Skip the pictures, please, and write out exactly the lines from the opening of the data through the line containing "from bokeh.resources import INLINE".

###

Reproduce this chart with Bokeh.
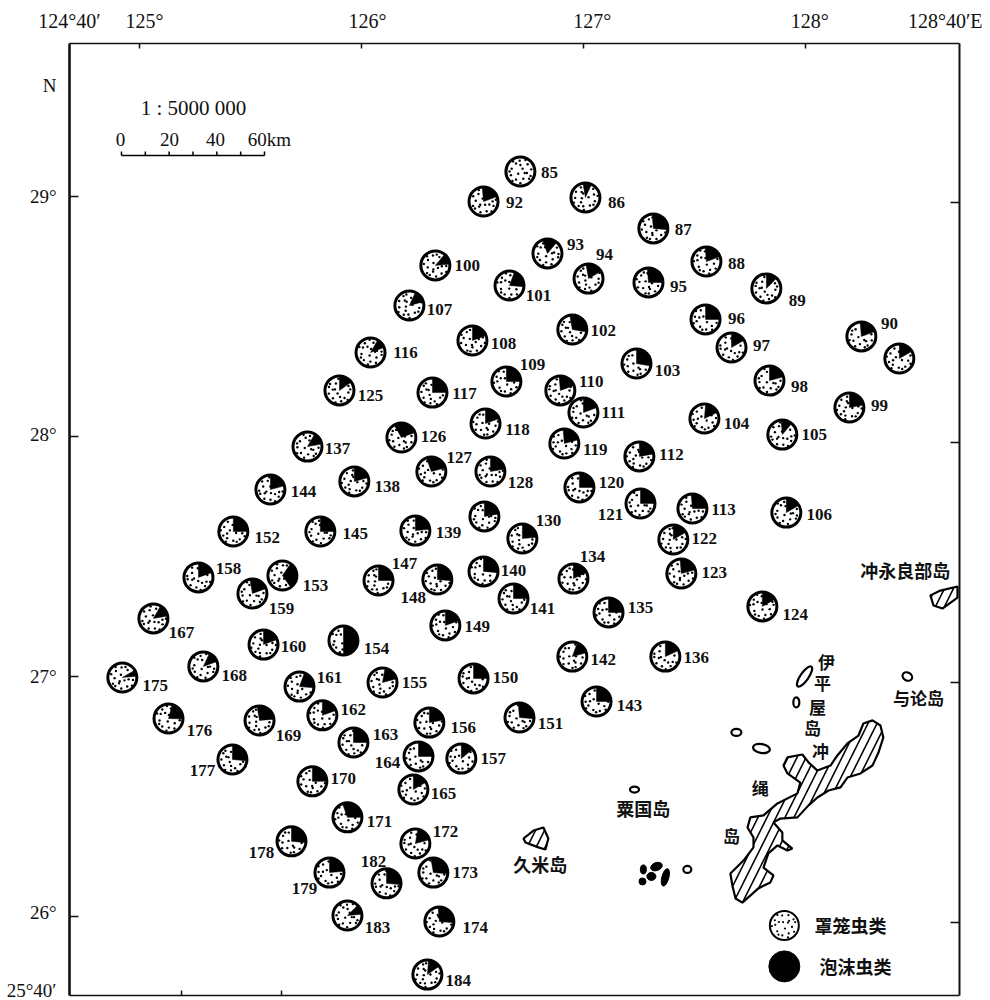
import math
from bokeh.plotting import figure
from bokeh.models import LinearAxis, FixedTicker, Range1d
from bokeh.core.properties import value
from bokeh.embed import file_html
from bokeh.resources import INLINE

# ---- station data (degrees E / degrees N) ----
STATIONS = [85,86,87,88,89,90,91,92,93,94,
            95,96,97,98,99,100,101,102,103,104,
            105,106,107,108,109,110,111,112,113,116,
            117,118,119,120,121,122,123,124,125,126,
            127,128,129,130,134,135,136,137,138,139,
            140,141,142,143,144,145,147,148,149,150,
            151,152,153,154,155,156,157,158,159,160,
            161,162,163,164,165,167,168,169,170,171,
            172,173,174,175,176,177,178,179,182,183,184]
LON = [126.716,127.009,127.315,127.554,127.824,128.252,128.423,126.550,126.838,127.023,
       127.293,127.550,127.667,127.838,128.198,126.333,126.667,126.950,127.239,127.545,
       127.896,127.914,126.216,126.500,126.653,126.896,127.000,127.252,127.491,126.041,
       126.320,126.559,126.914,126.982,127.257,127.405,127.441,127.806,125.901,126.180,
       126.315,126.581,126.554,126.725,126.955,127.113,127.369,125.757,125.968,126.243,
       126.550,126.685,126.950,127.059,125.590,125.815,126.077,126.342,126.378,126.505,
       126.712,125.423,125.644,125.919,126.095,126.306,126.450,125.266,125.509,125.559,
       125.721,125.824,125.964,126.257,126.234,125.063,125.288,125.541,125.779,125.937,
       126.243,126.324,126.351,124.923,125.131,125.419,125.685,125.856,126.113,125.937,126.297]
LAT = [29.104,28.996,28.867,28.729,28.617,28.417,28.325,28.979,28.763,28.658,
       28.642,28.488,28.371,28.233,28.121,28.713,28.629,28.446,28.304,28.075,
       28.008,27.683,28.546,28.400,28.229,28.192,28.100,27.917,27.700,28.350,
       28.183,28.054,27.971,27.788,27.721,27.571,27.429,27.292,28.192,27.996,
       27.854,27.854,27.667,27.575,27.408,27.267,27.083,27.958,27.813,27.608,
       27.438,27.325,27.083,26.896,27.779,27.604,27.400,27.404,27.213,26.992,
       26.829,27.604,27.421,27.150,26.975,26.808,26.658,27.413,27.346,27.133,
       26.958,26.838,26.725,26.667,26.529,27.242,27.042,26.817,26.563,26.413,
       26.304,26.183,25.979,26.996,26.825,26.654,26.313,26.183,26.138,26.004,25.758]
# black sector (泡沫虫类) as math angles, running clockwise from start to end
BLACK_START = [90,100,95,95,90,95,90,95,110,100,
               95,90,90,90,90,50,70,100,90,85,
               95,90,65,90,90,95,90,90,95,60,
               90,90,95,90,90,90,95,90,90,120,
               110,90,90,90,90,90,90,60,90,90,
               90,90,70,90,90,90,90,90,90,90,
               95,90,55,90,80,90,90,90,100,90,
               70,90,90,90,90,60,65,100,90,110,
               80,100,95,30,75,90,90,90,90,45,85]
BLACK_END = [90,65,-5,20,45,20,30,20,50,30,
             0,0,30,15,10,5,-5,-10,-10,25,
             50,30,15,20,0,20,20,10,0,20,
             0,20,15,0,0,30,15,30,35,20,
             15,10,10,5,25,0,25,10,15,5,
             -5,0,15,0,15,0,0,-5,20,0,
             -5,0,-55,-90,15,10,40,20,20,20,
             -5,20,0,0,30,10,20,5,0,0,
             15,-5,-5,5,-2,-5,-5,5,-5,5,35]

# layout of the station numbers: pixels from the pie centre
LABEL_DX = [29,31,30,30,31,28,0,31,28,16,
            30,31,30,30,30,32,29,31,31,32,
            32,33,30,31,26,31,30,32,31,35,
            32,32,31,32,-30,31,33,33,31,32,
            28,30,0,26,19,32,31,30,33,33,
            30,29,31,33,33,35,26,-24,32,32,
            31,34,33,33,32,34,32,30,29,30,
            30,31,32,-31,30,28,31,29,31,32,
            30,32,36,33,31,-30,-30,-25,-13,30,31]
LABEL_DY = [1,5,1,2,12,-13,0,1,-9,-24,
            4,-1,-2,6,-2,0,10,1,7,5,
            0,2,4,3,-17,-9,0,-2,1,0,
            1,6,6,-5,11,-1,-1,8,5,-1,
            -14,11,0,-18,-22,-5,1,2,5,2,
            -1,10,3,4,2,2,-17,18,1,-1,
            6,6,10,8,0,5,0,-9,15,2,
            -9,-6,-8,6,4,14,9,15,-3,4,
            -12,0,6,8,12,11,11,16,-22,12,6]
UNLABELLED = [91, 129]

# ---- map geometry (degrees E / degrees N) ----
OKINAWA_LON = [128.302,128.338,128.351,128.329,128.302,128.248,128.189,128.158,128.104,128.054,
               128.014,127.964,127.887,127.856,127.896,127.896,127.941,127.919,127.874,127.833,
               127.811,127.856,127.842,127.788,127.716,127.685,127.671,127.662,127.721,127.766,
               127.766,127.739,127.752,127.811,127.874,127.964,127.977,127.919,127.901,127.919,
               127.986,128.014,128.054,128.113,128.144,128.189,128.239,128.261]
OKINAWA_LAT = [26.817,26.796,26.746,26.683,26.629,26.596,26.579,26.538,26.525,26.496,
               26.463,26.413,26.408,26.392,26.350,26.317,26.283,26.275,26.296,26.263,
               26.204,26.171,26.142,26.117,26.058,26.075,26.129,26.179,26.233,26.288,
               26.329,26.371,26.413,26.421,26.471,26.513,26.558,26.596,26.629,26.663,
               26.675,26.642,26.608,26.629,26.671,26.721,26.754,26.804]
KUME_LON = [126.730,126.775,126.820,126.842,126.829,126.797,126.739]
KUME_LAT = [26.325,26.358,26.371,26.325,26.279,26.288,26.308]
OKINOERABU_LON = [128.563,128.608,128.685,128.685,128.617,128.577]
OKINOERABU_LAT = [27.338,27.358,27.375,27.329,27.283,27.296]
# small islands: lon, lat, and their drawn size/tilt
RING_LON = [127.996,127.959,127.689,127.802,128.459,127.230,127.468]
RING_LAT = [27.000,26.892,26.767,26.700,27.000,26.529,26.196]
RING_W = [24,6,10,17,10,9,8]
RING_H = [8,10,7,9,8,6,7]
RING_A = [55,0,0,-10,-30,0,0]
SOLID_LON = [127.270,127.329,127.306,127.266,127.369]
SOLID_LAT = [26.196,26.208,26.167,26.146,26.163]
SOLID_W = [6,12,9,7,7]
SOLID_H = [9,8,8,7,18]
SOLID_A = [0,20,0,0,-15]

PLACE_NAMES = ["冲永良部岛","与论岛","粟国岛","久米岛","伊","平","屋","岛","冲","绳","岛"]
PLACE_LON = [128.450,128.509,127.270,126.806,128.095,128.077,128.054,128.032,128.068,127.797,127.667]
PLACE_LAT = [27.442,26.913,26.454,26.217,27.063,26.975,26.875,26.788,26.692,26.538,26.338]
PLACE_SIZE = ["18px","17px","18px","18px","17px","17px","17px","17px","17px","17px","17px"]

LEGEND_NAMES = ["罩笼虫类","泡沫虫类"]
LEGEND_LON = [127.905,127.905]
LEGEND_LAT = [25.9625,25.792]

X_TICKS = [125,126,127,128]
X_BOTTOM_TICKS = [125.189,125.640]
Y_TICKS = [26,27,28,29]
X_TICK_LABELS = ["124°40′","125°","126°","127°","128°","128°40′E"]
X_LABEL_AT = [124.685,125.0225,126.027,127.04,128.02,128.63]
Y_TICK_LABELS = ["N","29°","28°","27°","26°","25°40′"]
Y_LABEL_AT = [29.4625,29.0,28.01,27.0,26.017,25.688]

SCALE_KM = [0,10,20,30,40,50,60]
SCALE_TEXT = ["0","20","40","60km"]

# ---- layout ----
W, H = 990, 1000
L_PX, R_PX, T_PX, B_PX = 69, 959, 43, 995     # frame edges in page pixels
LON0, LON1, LAT0, LAT1 = 124.685, 128.694, 25.6708, 29.6375
DX = (LON1 - LON0) / (R_PX - L_PX)
DY = (LAT1 - LAT0) / (B_PX - T_PX)
def x2lon(px): return LON0 + (px - L_PX) * DX
def y2lat(py): return LAT1 - (py - T_PX) * DY

SERIF = value("Liberation Serif")
CJK = value("Noto Sans CJK SC")

p = figure(width=W, height=H, output_backend="svg", toolbar_location=None,
           x_range=Range1d(LON0, LON1), y_range=Range1d(LAT0, LAT1),
           x_axis_type=None, y_axis_type=None,
           min_border_left=L_PX, min_border_right=W - R_PX,
           min_border_top=T_PX, min_border_bottom=H - B_PX)
p.grid.visible = False
p.outline_line_color = None
p.background_fill_color = "white"
p.border_fill_color = "white"
p.extra_y_ranges = {"east": Range1d(LAT0 + 0.026, LAT1 + 0.026)}

def mark_axis(ticks, width, tick_len, **kw):
    return LinearAxis(ticker=FixedTicker(ticks=ticks), major_tick_in=tick_len, major_tick_out=0,
                      minor_tick_in=0, minor_tick_out=0, major_label_text_font_size="0px",
                      major_label_standoff=0, axis_line_color="#111111", major_tick_line_color="#111111",
                      axis_line_width=width, major_tick_line_width=1.5,
                      major_label_text_color=None, **kw)

def label_axis(ticks, labels, size, standoff):
    return LinearAxis(ticker=FixedTicker(ticks=ticks), major_label_overrides=dict(zip(ticks, labels)),
                      major_tick_in=0, major_tick_out=0, minor_tick_in=0, minor_tick_out=0,
                      axis_line_color=None, major_tick_line_color=None,
                      major_label_text_font="Liberation Serif", major_label_text_font_size=size,
                      major_label_text_color="#111111", major_label_standoff=standoff)

p.add_layout(mark_axis(Y_TICKS, 2.6, 9), "left")
p.add_layout(mark_axis(X_TICKS, 1.6, 5), "above")
p.add_layout(mark_axis(Y_TICKS, 2.0, 9, y_range_name="east"), "right")
p.add_layout(mark_axis(X_BOTTOM_TICKS, 1.6, 5), "below")
p.add_layout(label_axis(X_LABEL_AT, X_TICK_LABELS, "20px", 12), "above")
p.add_layout(label_axis(Y_LABEL_AT, Y_TICK_LABELS, "19px", 13), "left")

# ---- islands ----
HATCH = dict(fill_color="white", line_color="black", line_width=2.2,
             hatch_pattern="right_diagonal_line", hatch_color="black", hatch_scale=18, hatch_weight=1.6)
p.patch(OKINAWA_LON, OKINAWA_LAT, **HATCH)
p.patch(KUME_LON, KUME_LAT, **HATCH)
p.patch(OKINOERABU_LON, OKINOERABU_LAT, **HATCH)
p.ellipse(RING_LON, RING_LAT, width=RING_W, height=RING_H, angle=RING_A, angle_units="deg",
          width_units="screen", height_units="screen", fill_color="white", line_color="black", line_width=2.2)
p.ellipse(SOLID_LON, SOLID_LAT, width=SOLID_W, height=SOLID_H, angle=SOLID_A, angle_units="deg",
          width_units="screen", height_units="screen", fill_color="black", line_color="black")

# ---- pies ----
PIE_R = 14.5
# stipple texture: fixed offsets inside the unit circle
STIPPLE = [(0.15,0.2),(-0.3,0.55),(0.5,0.5),(-0.6,0.2),(-0.15,-0.15),(0.45,-0.1),(-0.65,-0.25),
           (0.75,0.15),(-0.3,-0.55),(0.2,-0.5),(0.6,-0.5),(-0.05,0.75),(-0.75,0.0),(0.0,-0.8),
           (0.35,0.8),(-0.5,0.7),(-0.55,-0.65),(0.3,-0.1),(0.0,0.45),(0.7,-0.3)]

def in_black(ang, start, end):
    if start == end:
        return False
    return (start - ang) % 360 <= (start - end) % 360

def stipple_xy(lon, lat, rot, start=0, end=0):
    xs, ys = [], []
    for ox, oy in STIPPLE:
        a = math.atan2(oy, ox) + rot
        r = math.hypot(ox, oy)
        if in_black(math.degrees(a), start, end):
            continue
        xs.append(lon + r * PIE_R * math.cos(a) * DX)
        ys.append(lat + r * PIE_R * math.sin(a) * DY)
    return xs, ys

p.circle(LON, LAT, radius=PIE_R, radius_units="screen", fill_color="white",
         line_color="black", line_width=3)
sect = [i for i in range(len(STATIONS)) if BLACK_START[i] != BLACK_END[i]]
p.wedge([LON[i] for i in sect], [LAT[i] for i in sect], radius=PIE_R, radius_units="screen",
        start_angle=[math.radians(BLACK_START[i]) for i in sect],
        end_angle=[math.radians(BLACK_END[i]) for i in sect],
        direction="clock", fill_color="black", line_color="black", line_width=0.5)
sx, sy = [], []
for i, (lo, la, s, e) in enumerate(zip(LON, LAT, BLACK_START, BLACK_END)):
    xs, ys = stipple_xy(lo, la, i * 2.4, s, e)
    sx += xs
    sy += ys
p.scatter(sx, sy, marker="circle", size=2.4, fill_color="black", line_color=None)

# station numbers
shown = [i for i, n in enumerate(STATIONS) if n not in UNLABELLED]
p.text([LON[i] for i in shown], [LAT[i] for i in shown],
       text=[str(STATIONS[i]) for i in shown],
       x_offset=[LABEL_DX[i] for i in shown], y_offset=[LABEL_DY[i] for i in shown],
       text_font=SERIF, text_font_size="17px", text_font_style="bold", text_color="#111111",
       text_align="center", text_baseline="middle")

# place names
p.text(PLACE_LON, PLACE_LAT, text=PLACE_NAMES, text_font=CJK, text_font_size=PLACE_SIZE,
       text_font_style="bold", text_color="#111111", text_align="center", text_baseline="middle")

# ---- legend ----
p.circle(LEGEND_LON[:1], LEGEND_LAT[:1], radius=14.5, radius_units="screen", fill_color="white",
         line_color="black", line_width=2)
lx, ly = stipple_xy(LEGEND_LON[0], LEGEND_LAT[0], 1.0)
p.scatter(lx, ly, marker="circle", size=2.2, fill_color="black", line_color=None)
p.circle(LEGEND_LON[1:], LEGEND_LAT[1:], radius=15.5, radius_units="screen", fill_color="black",
         line_color="black")
p.text([128.203, 128.225], LEGEND_LAT, text=LEGEND_NAMES, text_font=CJK, text_font_size="18px",
       text_font_style="bold", text_color="#111111", text_align="center", text_baseline="middle")

# ---- scale bar ----
KM = 143 / 60 * DX                      # degrees of the drawn bar per km
bar_lon = x2lon(121)
bar_lat = y2lat(155)
p.segment([bar_lon], [bar_lat], [bar_lon + SCALE_KM[-1] * KM], [bar_lat], line_color="black", line_width=1.6)
p.segment([bar_lon + k * KM for k in SCALE_KM], [bar_lat] * len(SCALE_KM),
          [bar_lon + k * KM for k in SCALE_KM], [bar_lat + 4 * DY] * len(SCALE_KM),
          line_color="black", line_width=1.5)
SCALE_POS = [(120,139),(169,139),(215,139),(269,139)]
p.text([x2lon(a) for a, b in SCALE_POS], [y2lat(b) for a, b in SCALE_POS], text=SCALE_TEXT,
       text_font=SERIF, text_font_size="19px", text_color="#111111",
       text_align="center", text_baseline="middle")
p.text([x2lon(193)], [y2lat(107)], text=["1 : 5000 000"], text_font=SERIF, text_font_size="21px",
       text_color="#111111", text_align="center", text_baseline="middle")

open("out.html", "w").write(file_html(p, INLINE))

###

● Answer to the exercise
Reproduce this chart with Bokeh.
import math
from bokeh.plotting import figure
from bokeh.models import LinearAxis, FixedTicker, Range1d
from bokeh.core.properties import value
from bokeh.embed import file_html
from bokeh.resources import INLINE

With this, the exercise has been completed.